■ **Exercise task**
Restate exactly the lines that run from the start of the records below to the line containing "(787,278.7) -- (787,548);", counting both ends, and nothing else; pictures stay out.

## Begin Data supplied

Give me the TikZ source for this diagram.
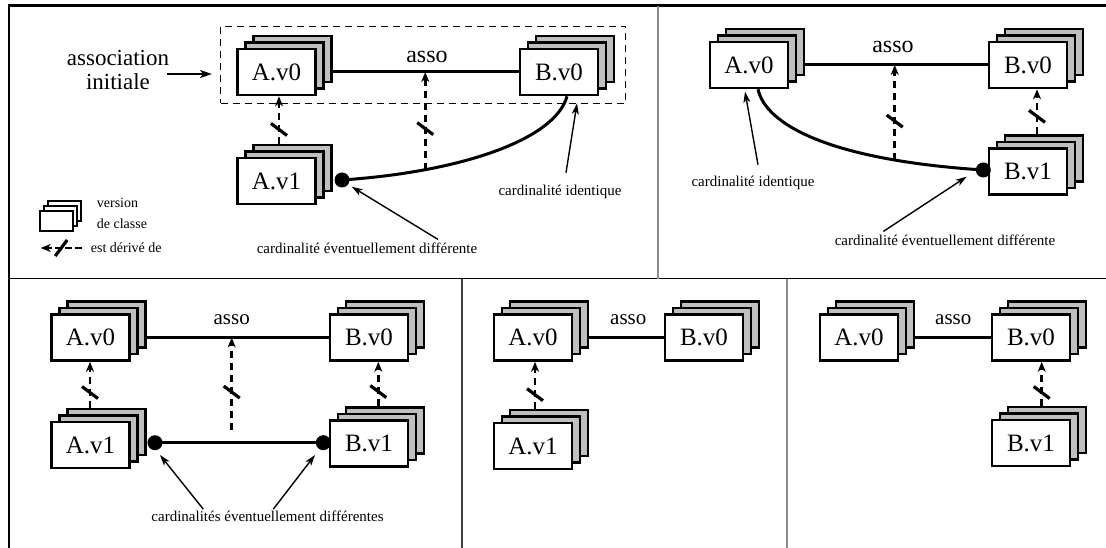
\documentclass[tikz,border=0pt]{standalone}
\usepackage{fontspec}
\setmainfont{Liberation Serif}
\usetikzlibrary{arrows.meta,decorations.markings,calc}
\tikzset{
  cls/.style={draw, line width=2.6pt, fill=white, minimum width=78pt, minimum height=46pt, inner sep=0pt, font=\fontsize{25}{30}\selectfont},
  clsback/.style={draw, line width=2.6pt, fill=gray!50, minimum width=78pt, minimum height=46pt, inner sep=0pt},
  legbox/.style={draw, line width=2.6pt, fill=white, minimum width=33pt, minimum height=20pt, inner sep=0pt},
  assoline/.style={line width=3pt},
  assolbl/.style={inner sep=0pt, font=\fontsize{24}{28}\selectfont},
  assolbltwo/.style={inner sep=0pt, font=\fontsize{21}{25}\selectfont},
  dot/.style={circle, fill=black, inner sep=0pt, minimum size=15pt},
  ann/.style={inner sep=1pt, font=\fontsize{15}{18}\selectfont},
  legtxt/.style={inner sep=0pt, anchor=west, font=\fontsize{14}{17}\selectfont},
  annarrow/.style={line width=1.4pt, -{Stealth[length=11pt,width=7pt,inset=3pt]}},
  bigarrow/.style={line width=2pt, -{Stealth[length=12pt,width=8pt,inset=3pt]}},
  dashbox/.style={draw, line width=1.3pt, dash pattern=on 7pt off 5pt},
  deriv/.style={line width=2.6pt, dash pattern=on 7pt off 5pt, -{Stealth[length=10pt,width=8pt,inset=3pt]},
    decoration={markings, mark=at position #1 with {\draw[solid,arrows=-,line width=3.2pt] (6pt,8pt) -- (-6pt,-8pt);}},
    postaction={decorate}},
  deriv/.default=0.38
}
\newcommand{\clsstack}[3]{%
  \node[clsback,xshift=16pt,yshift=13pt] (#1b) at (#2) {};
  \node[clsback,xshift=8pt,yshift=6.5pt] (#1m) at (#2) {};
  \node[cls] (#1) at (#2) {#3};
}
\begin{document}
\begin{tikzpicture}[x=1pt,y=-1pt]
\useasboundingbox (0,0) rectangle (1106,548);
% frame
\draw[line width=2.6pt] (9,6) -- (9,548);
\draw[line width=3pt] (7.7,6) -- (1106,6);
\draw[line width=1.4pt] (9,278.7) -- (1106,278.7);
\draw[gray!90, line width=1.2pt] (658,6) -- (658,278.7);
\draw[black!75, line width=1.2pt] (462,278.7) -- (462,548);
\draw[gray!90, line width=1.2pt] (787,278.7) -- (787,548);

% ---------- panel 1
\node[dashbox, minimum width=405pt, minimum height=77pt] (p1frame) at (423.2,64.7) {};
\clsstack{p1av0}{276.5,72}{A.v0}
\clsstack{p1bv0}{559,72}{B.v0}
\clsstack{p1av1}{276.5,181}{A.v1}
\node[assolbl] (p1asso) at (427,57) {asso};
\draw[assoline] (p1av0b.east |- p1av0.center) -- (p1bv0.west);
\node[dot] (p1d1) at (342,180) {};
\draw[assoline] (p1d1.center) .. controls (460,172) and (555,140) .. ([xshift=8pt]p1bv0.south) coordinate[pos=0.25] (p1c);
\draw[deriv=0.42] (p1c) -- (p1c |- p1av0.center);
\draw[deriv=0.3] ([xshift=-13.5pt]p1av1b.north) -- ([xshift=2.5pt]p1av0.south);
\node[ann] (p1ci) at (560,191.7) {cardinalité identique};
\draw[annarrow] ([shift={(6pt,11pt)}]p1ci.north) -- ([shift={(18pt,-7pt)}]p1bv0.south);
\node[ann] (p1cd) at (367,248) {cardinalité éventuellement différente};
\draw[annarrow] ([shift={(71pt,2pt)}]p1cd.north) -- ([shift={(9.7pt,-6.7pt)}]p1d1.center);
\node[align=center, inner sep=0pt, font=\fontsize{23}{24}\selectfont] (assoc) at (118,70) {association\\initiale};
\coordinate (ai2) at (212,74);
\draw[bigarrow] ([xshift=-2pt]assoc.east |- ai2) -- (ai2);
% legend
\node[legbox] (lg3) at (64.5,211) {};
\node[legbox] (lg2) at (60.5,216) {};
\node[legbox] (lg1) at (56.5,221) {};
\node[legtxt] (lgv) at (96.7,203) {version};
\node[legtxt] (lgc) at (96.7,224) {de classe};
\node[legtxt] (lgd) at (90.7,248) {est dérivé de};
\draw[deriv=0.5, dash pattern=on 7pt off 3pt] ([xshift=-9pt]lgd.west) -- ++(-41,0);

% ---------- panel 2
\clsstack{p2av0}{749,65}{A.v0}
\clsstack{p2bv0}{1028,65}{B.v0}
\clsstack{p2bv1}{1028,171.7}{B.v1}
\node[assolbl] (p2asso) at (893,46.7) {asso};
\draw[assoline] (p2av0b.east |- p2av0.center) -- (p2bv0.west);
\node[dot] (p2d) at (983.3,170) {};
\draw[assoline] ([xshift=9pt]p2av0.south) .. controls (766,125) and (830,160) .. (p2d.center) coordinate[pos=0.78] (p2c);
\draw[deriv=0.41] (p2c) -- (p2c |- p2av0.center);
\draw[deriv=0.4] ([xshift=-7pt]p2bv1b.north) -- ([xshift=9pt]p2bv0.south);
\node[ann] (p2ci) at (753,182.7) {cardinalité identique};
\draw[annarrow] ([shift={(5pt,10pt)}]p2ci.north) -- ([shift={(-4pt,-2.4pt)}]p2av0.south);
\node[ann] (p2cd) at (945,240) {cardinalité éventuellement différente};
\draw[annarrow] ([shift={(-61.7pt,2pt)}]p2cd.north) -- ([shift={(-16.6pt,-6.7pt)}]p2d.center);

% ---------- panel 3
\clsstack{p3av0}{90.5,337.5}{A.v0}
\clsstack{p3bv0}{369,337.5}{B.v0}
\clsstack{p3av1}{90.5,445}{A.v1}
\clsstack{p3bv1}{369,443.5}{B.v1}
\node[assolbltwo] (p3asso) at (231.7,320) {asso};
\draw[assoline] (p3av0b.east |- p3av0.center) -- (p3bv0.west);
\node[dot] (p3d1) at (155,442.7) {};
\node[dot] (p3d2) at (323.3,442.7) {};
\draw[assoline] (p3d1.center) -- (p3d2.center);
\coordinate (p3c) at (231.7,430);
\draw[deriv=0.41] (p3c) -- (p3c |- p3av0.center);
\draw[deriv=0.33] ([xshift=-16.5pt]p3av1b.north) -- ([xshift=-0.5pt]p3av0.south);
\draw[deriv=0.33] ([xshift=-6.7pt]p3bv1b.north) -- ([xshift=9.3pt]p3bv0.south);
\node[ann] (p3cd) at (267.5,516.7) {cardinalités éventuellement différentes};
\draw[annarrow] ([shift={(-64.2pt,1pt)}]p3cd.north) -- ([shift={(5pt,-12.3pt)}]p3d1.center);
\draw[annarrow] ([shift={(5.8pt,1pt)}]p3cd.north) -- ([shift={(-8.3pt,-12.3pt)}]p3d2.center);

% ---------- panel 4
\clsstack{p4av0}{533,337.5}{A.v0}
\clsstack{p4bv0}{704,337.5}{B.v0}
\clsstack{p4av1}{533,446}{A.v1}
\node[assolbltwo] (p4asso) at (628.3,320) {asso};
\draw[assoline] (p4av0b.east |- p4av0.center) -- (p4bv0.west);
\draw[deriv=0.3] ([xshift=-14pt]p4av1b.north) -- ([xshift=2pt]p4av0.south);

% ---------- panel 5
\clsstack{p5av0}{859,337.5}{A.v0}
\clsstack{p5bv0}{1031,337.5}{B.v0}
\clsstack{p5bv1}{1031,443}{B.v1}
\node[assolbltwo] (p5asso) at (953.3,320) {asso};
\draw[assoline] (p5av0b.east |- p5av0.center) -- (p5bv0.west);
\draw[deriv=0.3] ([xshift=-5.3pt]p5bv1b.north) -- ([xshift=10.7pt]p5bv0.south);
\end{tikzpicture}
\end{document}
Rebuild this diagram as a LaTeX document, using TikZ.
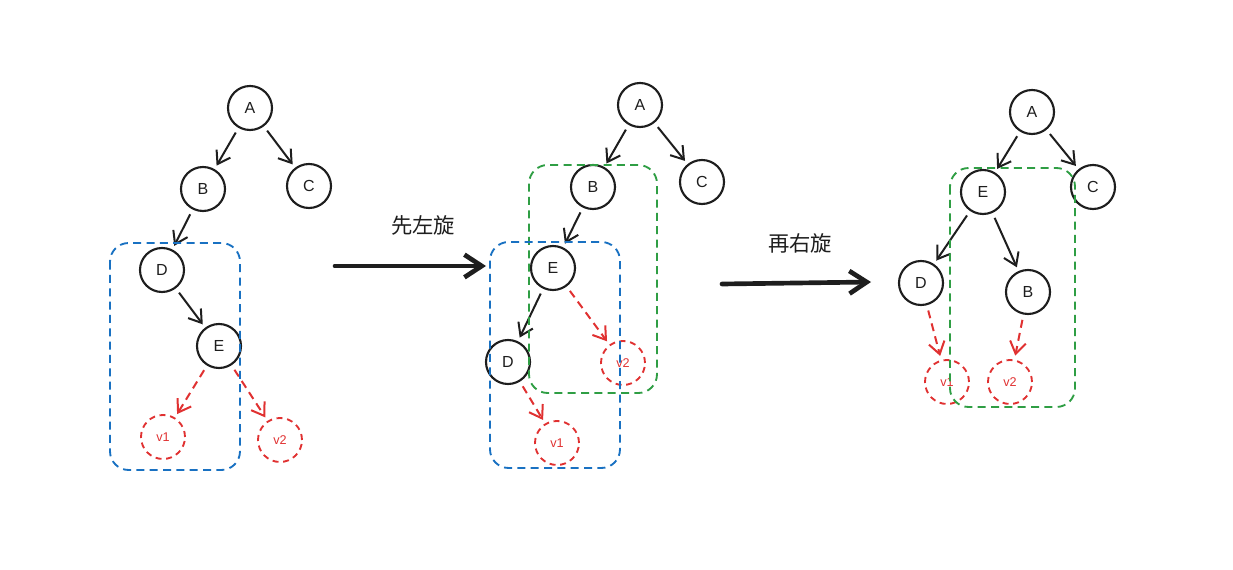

## End Data supplied

■ **Written reply**
Give me the TikZ source for this diagram.
\documentclass[tikz,border=0pt]{standalone}
\usepackage{fontspec}
\setmainfont{Liberation Serif}
\usetikzlibrary{arrows.meta,decorations.markings,calc}
\tikzset{
  cls/.style={draw, line width=2.6pt, fill=white, minimum width=78pt, minimum height=46pt, inner sep=0pt, font=\fontsize{25}{30}\selectfont},
  clsback/.style={draw, line width=2.6pt, fill=gray!50, minimum width=78pt, minimum height=46pt, inner sep=0pt},
  legbox/.style={draw, line width=2.6pt, fill=white, minimum width=33pt, minimum height=20pt, inner sep=0pt},
  assoline/.style={line width=3pt},
  assolbl/.style={inner sep=0pt, font=\fontsize{24}{28}\selectfont},
  assolbltwo/.style={inner sep=0pt, font=\fontsize{21}{25}\selectfont},
  dot/.style={circle, fill=black, inner sep=0pt, minimum size=15pt},
  ann/.style={inner sep=1pt, font=\fontsize{15}{18}\selectfont},
  legtxt/.style={inner sep=0pt, anchor=west, font=\fontsize{14}{17}\selectfont},
  annarrow/.style={line width=1.4pt, -{Stealth[length=11pt,width=7pt,inset=3pt]}},
  bigarrow/.style={line width=2pt, -{Stealth[length=12pt,width=8pt,inset=3pt]}},
  dashbox/.style={draw, line width=1.3pt, dash pattern=on 7pt off 5pt},
  deriv/.style={line width=2.6pt, dash pattern=on 7pt off 5pt, -{Stealth[length=10pt,width=8pt,inset=3pt]},
    decoration={markings, mark=at position #1 with {\draw[solid,arrows=-,line width=3.2pt] (6pt,8pt) -- (-6pt,-8pt);}},
    postaction={decorate}},
  deriv/.default=0.38
}
\newcommand{\clsstack}[3]{%
  \node[clsback,xshift=16pt,yshift=13pt] (#1b) at (#2) {};
  \node[clsback,xshift=8pt,yshift=6.5pt] (#1m) at (#2) {};
  \node[cls] (#1) at (#2) {#3};
}
\begin{document}
\begin{tikzpicture}[x=1pt,y=-1pt]
\useasboundingbox (0,0) rectangle (1106,548);
% frame
\draw[line width=2.6pt] (9,6) -- (9,548);
\draw[line width=3pt] (7.7,6) -- (1106,6);
\draw[line width=1.4pt] (9,278.7) -- (1106,278.7);
\draw[gray!90, line width=1.2pt] (658,6) -- (658,278.7);
\draw[black!75, line width=1.2pt] (462,278.7) -- (462,548);
\draw[gray!90, line width=1.2pt] (787,278.7) -- (787,548);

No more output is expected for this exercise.